US Domestic News Roundup: U.S. pot sellers stash cash as banks leave them high and dry; New York City schools to resume in-class learning, mayor says and more


Devdiscourse News Desk | Updated: 24-05-2021 18:52 IST | Created: 24-05-2021 18:28 IST
US Domestic News Roundup: U.S. pot sellers stash cash as banks leave them high and dry; New York City schools to resume in-class learning, mayor says and more
File photo. Image Credit: Twitter (@gretchenwhitmer)

Following is a summary of current US domestic news briefs.

Biden condemns attacks on U.S. Jewish community as 'despicable'

U.S. President Joe Biden on Monday condemned violence against the Jewish community after a string of attacks amid the conflict between Israel and Gaza's Hamas rulers. "The recent attacks on the Jewish community are despicable, and they must stop. I condemn this hateful behavior at home and abroad — it's up to all of us to give hate no safe harbor," Biden said in a Twitter post.

George Floyd's family marches to mark first anniversary of his death

Relatives of George Floyd, the African-American whose death triggered protests against racism and police brutality across the United States and around the world, gathered on Sunday in a rally to mark the first anniversary of his death. Floyd died after a Minneapolis police officer knelt on his neck for more than eight minutes on May 25 last year. His dying words, "I can't breathe," became a rallying cry in a wave of street demonstrations against his killing.

Uber launches U.S. vaccine rides program in White House partnership

Uber Technologies Inc Monday launched its COVID-19 vaccine rides program in partnership with the White House, offering all Americans an up to $25 discount for each of their trips to and from a vaccination site. Customers who have booked a vaccine appointment can request a ride through the Uber app and either incur no charges if the trip costs less than $25, or receive a $25 discount for their journey, the company said.

Police say two dead, 12 injured in New Jersey shooting at residential party

Two people were killed and 12 were hurt in a shooting on Saturday at a party in New Jersey, state police said on Sunday. "The NJSP is investigating a fatal shooting that killed a man and a woman and injured 12 others at a residential party in Cumberland County last night," the New Jersey State Police said in a news release.

U.S. home prices to keep racing ahead with risks to upside - Reuters poll

U.S. house prices will continue to race ahead this year, at nearly twice the pace predicted just three months ago, according to a Reuters poll of analysts who said risks to that already upbeat outlook were skewed to the upside. A strong recovery so far from the pandemic, ultra-low interest rates, massive fiscal support and continued demand for more living space as millions continue to work from home will push house prices higher this year, they said.

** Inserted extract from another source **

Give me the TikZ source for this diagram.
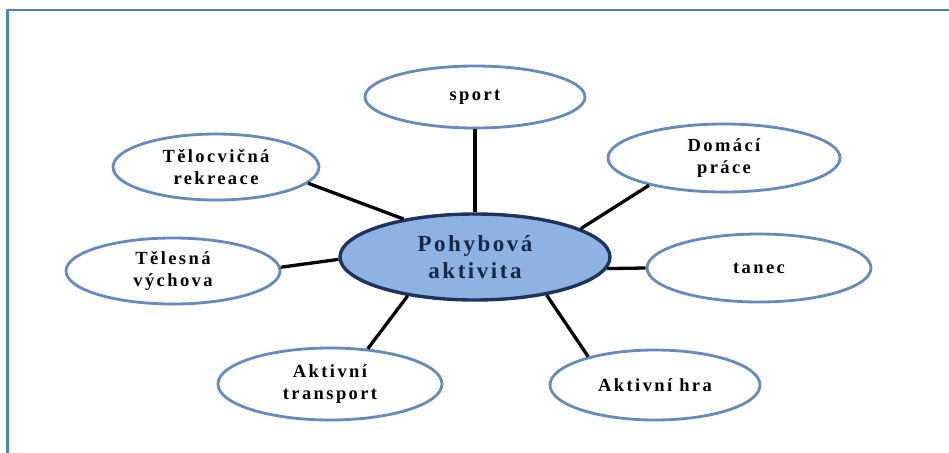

Exclusive: Court action seeks probe of Trump's Scottish golf course buys

The Scottish government is facing a new legal challenge over its February rejection of a motion to investigate former U.S. President Donald Trump's all-cash purchases of two golf courses, reviving an effort to force Trump to disclose how he financed the deals. Avaaz, a global human rights group, filed a petition in Scotland's highest civil court seeking a judicial review of the government's decision not to pursue an "unexplained wealth order" on Trump's business. In February, Parliament voted 89-to-32 against the motion, which was brought by the minority Scottish Green Party and would have sought details on the source of the money the Trump Organization used to buy the courses in 2006 and 2014.

U.S. pot sellers stash cash as banks leave them high and dry

The U.S. cannabis business has a very particular cash flow problem -- too much of it. Marijuana can be sold legally in 36 U.S. states and the District of Columbia (D.C.) for medical use and in 15 of them and in D.C. for recreational purposes. But it's still illegal on a federal level, meaning most banks won't service the industry in case they fall afoul of money laundering laws.

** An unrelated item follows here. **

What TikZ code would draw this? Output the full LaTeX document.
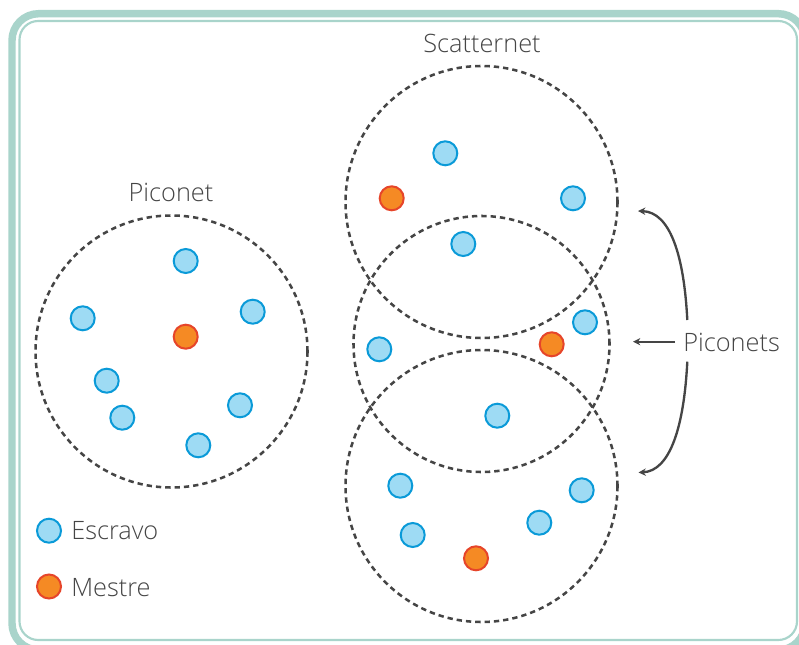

Michigan governor apologizes for apparent social distancing violation

Michigan Governor Gretchen Whitmer issued an apology on Sunday after an image showed her to be apparently violating state-mandated social distancing guidelines at an East Lansing restaurant. A photo circulated on social media of Whitmer with a large group of unmasked people at the Landshark Bar & Grill.

Analysis: Job-inflation tradeoff, exiled from Fed policy, could mean a hot summer

The tension between sticky job markets and rising prices could pose a growing problem for U.S. Federal Reserve officials who have staked an aggressive monetary policy on the belief they can avoid a conflict between returning U.S. employment to pre-pandemic levels and keeping inflation under control. Traditionally, some trade-off between the two is regarded as unavoidable, with the cost of controlling inflation paid in slowed growth and fewer jobs as the Fed raises interest rates to cool things off.

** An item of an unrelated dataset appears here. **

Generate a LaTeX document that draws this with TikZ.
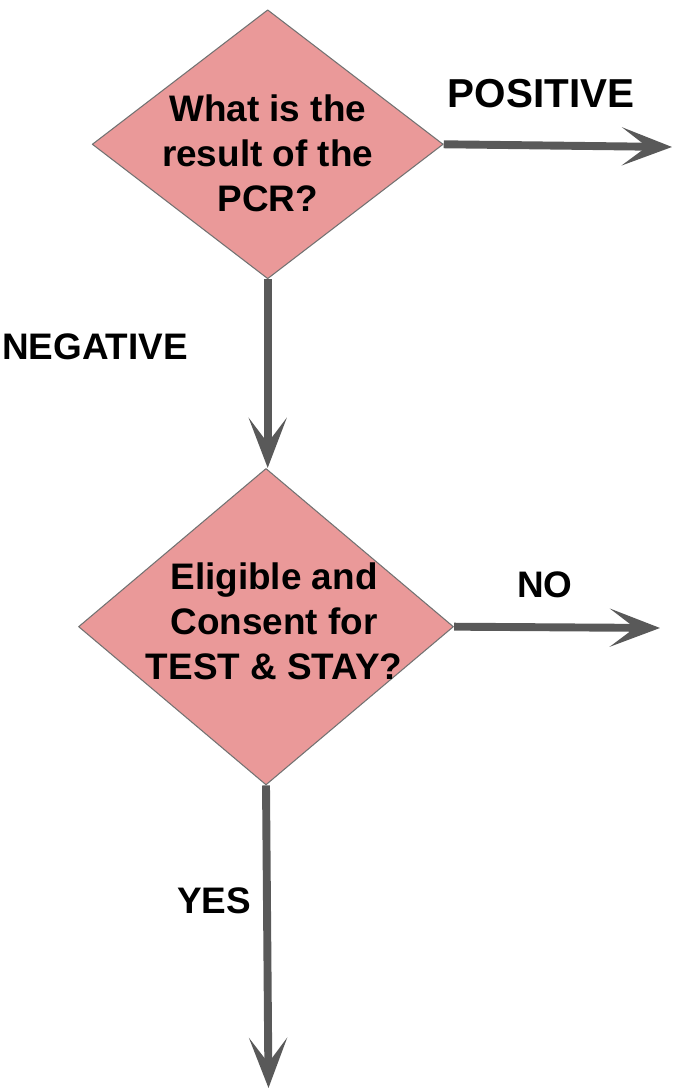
\documentclass[tikz,border=0pt]{standalone}
\usepackage{fontspec}
\setmainfont{Liberation Sans}
\usetikzlibrary{shapes.geometric,arrows.meta}
\definecolor{hong}{HTML}{EA9999}
\definecolor{xam}{HTML}{595959}
\begin{document}
\begin{tikzpicture}[line join=round,line cap=butt,
	hoi/.style={diamond,draw=xam!85,line width=0.6pt,fill=hong,inner sep=0pt},
	chu/.style={font=\fontsize{21}{25.6}\selectfont\bfseries,align=center,inner sep=0pt},
	muiten/.style={draw=xam,line width=4.5pt,-{Stealth[length=1cm,width=0.76cm,inset=0.5cm]}}]
	%PCR - Test & Stay.
	\useasboundingbox (0,0) rectangle (13.46,21.8);
	\node[hoi,minimum width=7.02cm,minimum height=5.38cm] (pcr) at (5.354,18.914) {};
	\node[hoi,minimum width=7.5cm,minimum height=6.33cm] (stay) at (5.32,9.266) {};
	\node[chu] (q1) at ([yshift=-0.18cm]pcr.center) {What is the\\result of the\\PCR?};
	\node[chu] (q2) at ([xshift=0.16cm,yshift=0.1cm]stay.center) {Eligible and\\Consent for\\TEST \& STAY?};
	\coordinate (duong) at (13.44,18.86);
	\coordinate (khong) at (13.2,9.24);
	\coordinate (co) at (5.37,0.04);
	\draw[muiten] (pcr.east)--(duong);
	\draw[muiten] (pcr.south)--(pcr.south|-stay.north);
	\draw[muiten] (stay.east)--(khong);
	\draw[muiten] (stay.south)--(co);
	\foreach \t/\x/\y/\c in {POSITIVE/10.82/19.64/23,NEGATIVE/1.9/14.6/21,NO/10.9/9.84/21,YES/4.28/3.534/21}
	\node[chu,font=\fontsize{\c}{\c}\selectfont\bfseries,anchor=base] (\t) at (\x,\y) {\t};
\end{tikzpicture}
\end{document}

New York City schools to resume in-class learning, mayor says

New York City's school system, the largest in the country, will offer no remote learning option in the fall, requiring all of its 1.1 million students to attend classes in person after more than a year of disruption caused by the pandemic, Mayor Bill de Blasio said on Monday. "You can't have a full recovery without full-strength schools, everyone back sitting in those classrooms, kids learning again," de Blasio said on MSNBC. "And that's what's going to happen in September."